06-1535, Hudson v. Spisak (CA6)
Whether the Eighth Amendment prohibits instructions to a capital jury that its sentencing verdict must be unanimous, unless the jurors are also instructed that they need not unanimously agree on the existence of any one particular mitigating factor in weighing whether to impose a death sentence.

07-9, Johnson v. United States (1st Circuit)
Whether the stand alone concurrence of Justice Anthony Kennedy or the narrower opinion of the four-justice plurality is the controlling opinion in Rapanos v. United States, 126 S. Ct. 2208 (2006).

07-19, Department of the Army v. Kirkendall (Federal Circuit)
Whether the 15-day statutory time limit for filing an appeal with the Merit Systems Protection Board from a decision of the secretary of labor denying a complaint under the Veterans Employment Opportunities Act of 1998, 5 U.S.C. 3330a(d), is subject to equitable tolling.
07-72, Coloian v. United States (1st Circuit)
Whether a federal district court has inherent or ancillary jurisdiction to expunge judicial criminal records based on equitable considerations.

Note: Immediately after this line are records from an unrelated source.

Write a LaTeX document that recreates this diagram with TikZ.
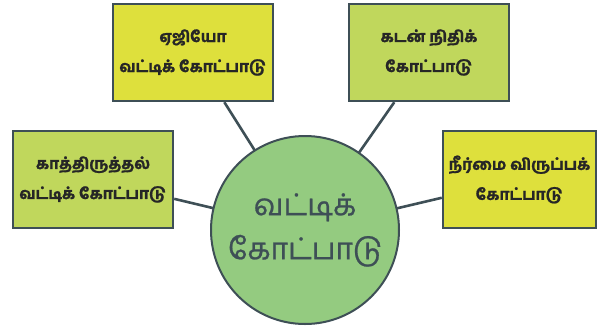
\documentclass[tikz,border=0pt]{standalone}
\usepackage{fontspec}
\newfontfamily\tamil[Script=Tamil,FakeBold=0.8]{Hind Madurai}
\newfontfamily\tamilb[Script=Tamil,FakeBold=1.2]{Hind Madurai Bold}
\definecolor{ybox}{HTML}{DEE03C}
\definecolor{gbox}{HTML}{C0D75C}
\definecolor{cfill}{HTML}{94CB80}
\definecolor{edge}{HTML}{3E4F56}
\tikzset{
  box/.style={draw=edge, line width=2.4pt, minimum width=160pt, minimum height=97pt, inner sep=0pt, align=center, font=\tamilb\fontsize{15.5}{30}\selectfont, text=black!85},
  link/.style={draw=edge, line width=2.6pt},
  hub/.style={circle, draw=edge, line width=2pt, fill=cfill, minimum size=188pt, inner sep=0pt, align=center, text=edge, font=\tamil\fontsize{30}{44}\selectfont}
}
\begin{document}
\begin{tikzpicture}[x=1pt,y=-1pt]
\useasboundingbox (0,0) rectangle (600,330);
\node[box, fill=ybox] (b1) at (193,52.5) {ஏஜியோ\\வட்டிக் கோட்பாடு};
\node[box, fill=gbox] (b2) at (429,52.5) {கடன் நிதிக்\\கோட்பாடு};
\node[box, fill=gbox] (b3) at (93,179.5) {காத்திருத்தல்\\வட்டிக் கோட்பாடு};
\node[box, fill=ybox, minimum width=153pt] (b4) at (519.5,179.5) {நீர்மை விருப்பக்\\கோட்பாடு};
\coordinate (cc) at (305,230);
\draw[link] (cc) -- (b1);
\draw[link] (cc) -- (b2);
\draw[link] (cc) -- (b3);
\draw[link] (cc) -- (b4);
\node[hub] (c) at (cc) {வட்டிக்\\கோட்பாடு};
\end{tikzpicture}
\end{document}
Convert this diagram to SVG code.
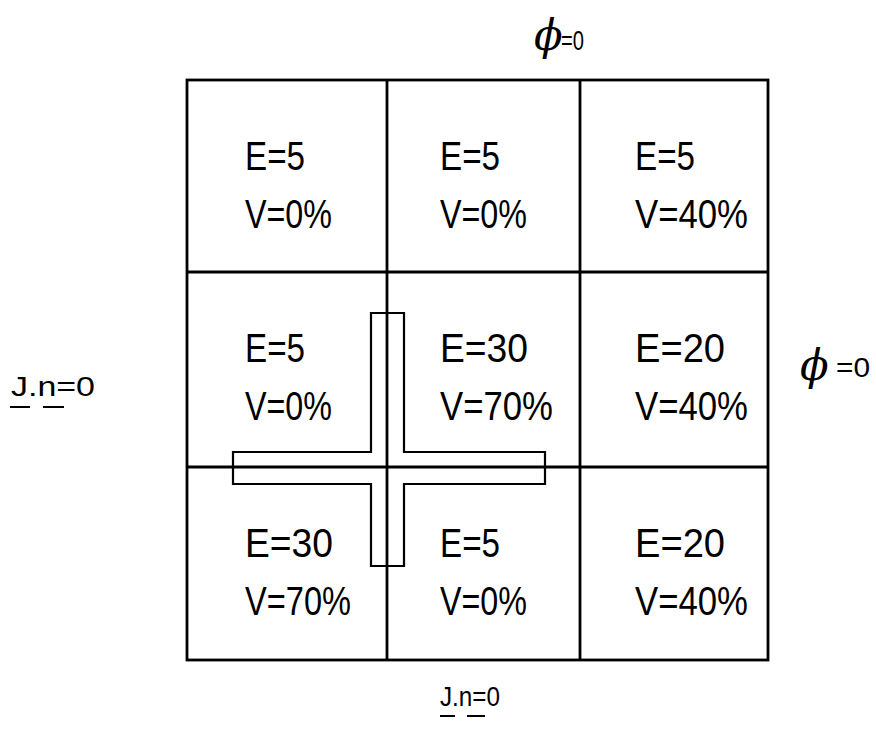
<svg xmlns="http://www.w3.org/2000/svg" width="876" height="741" viewBox="0 0 876 741">
<style>
.grid{fill:none;stroke:#000;stroke-width:2.8}
.cross{fill:none;stroke:#000;stroke-width:2.2}
.t{font-family:"Liberation Sans","DejaVu Sans",sans-serif;font-size:40px;fill:#000}
.l{font-family:"Liberation Sans","DejaVu Sans",sans-serif;font-size:28px;fill:#000}
.phi{font-family:"DejaVu Serif","Liberation Serif",serif;font-style:italic;font-size:42px;fill:#000}
.ul{stroke:#000;stroke-width:2}
</style>
<rect width="876" height="741" fill="#fff"/>
<g id="cross">
<path class="cross" d="M371,313 H404 V452 H545 V484 H404 V566 H371 V484 H233 V452 H371 Z"/>
</g>
<g id="grid">
<rect class="grid" x="187" y="80" width="581" height="580"/>
<line class="grid" x1="387" y1="80" x2="387" y2="660"/>
<line class="grid" x1="580" y1="80" x2="580" y2="660"/>
<line class="grid" x1="187" y1="272" x2="768" y2="272"/>
<line class="grid" x1="187" y1="467" x2="768" y2="467"/>
</g>
<g id="cell11"><text class="t" x="245" y="170" textLength="60" lengthAdjust="spacingAndGlyphs">E=5</text><text class="t" x="245" y="228" textLength="87" lengthAdjust="spacingAndGlyphs">V=0%</text></g>
<g id="cell12"><text class="t" x="440" y="170" textLength="60" lengthAdjust="spacingAndGlyphs">E=5</text><text class="t" x="440" y="228" textLength="87" lengthAdjust="spacingAndGlyphs">V=0%</text></g>
<g id="cell13"><text class="t" x="635" y="170" textLength="60" lengthAdjust="spacingAndGlyphs">E=5</text><text class="t" x="635" y="228" textLength="113" lengthAdjust="spacingAndGlyphs">V=40%</text></g>
<g id="cell21"><text class="t" x="245" y="362" textLength="60" lengthAdjust="spacingAndGlyphs">E=5</text><text class="t" x="245" y="420" textLength="87" lengthAdjust="spacingAndGlyphs">V=0%</text></g>
<g id="cell22"><text class="t" x="440" y="362" textLength="88" lengthAdjust="spacingAndGlyphs">E=30</text><text class="t" x="440" y="420" textLength="113" lengthAdjust="spacingAndGlyphs">V=70%</text></g>
<g id="cell23"><text class="t" x="635" y="362" textLength="90" lengthAdjust="spacingAndGlyphs">E=20</text><text class="t" x="635" y="420" textLength="113" lengthAdjust="spacingAndGlyphs">V=40%</text></g>
<g id="cell31"><text class="t" x="245" y="557" textLength="88" lengthAdjust="spacingAndGlyphs">E=30</text><text class="t" x="245" y="615" textLength="106" lengthAdjust="spacingAndGlyphs">V=70%</text></g>
<g id="cell32"><text class="t" x="440" y="557" textLength="60" lengthAdjust="spacingAndGlyphs">E=5</text><text class="t" x="440" y="615" textLength="87" lengthAdjust="spacingAndGlyphs">V=0%</text></g>
<g id="cell33"><text class="t" x="635" y="557" textLength="90" lengthAdjust="spacingAndGlyphs">E=20</text><text class="t" x="635" y="615" textLength="113" lengthAdjust="spacingAndGlyphs">V=40%</text></g>
<g id="label-top"><text class="phi" x="534" y="50">ϕ</text><text class="l" x="561" y="50" textLength="23" lengthAdjust="spacingAndGlyphs">=0</text></g>
<g id="label-right"><text class="phi" x="800" y="380">ϕ</text><text class="l" x="836" y="377" textLength="34" lengthAdjust="spacingAndGlyphs">=0</text></g>
<g id="label-left"><text class="l" x="11" y="396" textLength="84" lengthAdjust="spacingAndGlyphs">J.n=0</text><line class="ul" x1="10" y1="407" x2="30" y2="407"/><line class="ul" x1="43" y1="407" x2="64" y2="407"/></g>
<g id="label-bottom"><text class="l" x="440" y="706" textLength="60" lengthAdjust="spacingAndGlyphs">J.n=0</text><line class="ul" x1="440" y1="716" x2="455" y2="716"/><line class="ul" x1="467" y1="716" x2="485" y2="716"/></g>
</svg>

07-94, Middleton v. Trustees of the S. California Bakery Drivers Security Fund (9th Circuit)
Whether, under ERISA, plan assets used to purchase a product or service from an independent third party may retain their characterization as plan assets after being paid to that third party pursuant to a contract, and whether contributions made to a multi-employer employee welfare plan on behalf of a particular group of plan participants may not be used for the benefit of other plan participants.

07-138, Microsoft v. Odom (9th Circuit)
Whether an association-in-fact “enterprise” under the Racketeer Influenced and Corrupt Organizations Act, 18 U.S.C. §§ 1961-1968, must be an organization with an ascertainable structure separate and apart from that inherent in the alleged pattern of racketeering activity, and whether a group of corporations can constitute an association-in-fact RICO enterprise.

07-142, Memorial Day Weekend Salute to Veterans Corp. v. Wickersham (8th Circuit)
Whether non-governmental organizers of public events and festivals — here, a Memorial Day air show — may qualify as “state actors” under 42 U.S.C. § 1983.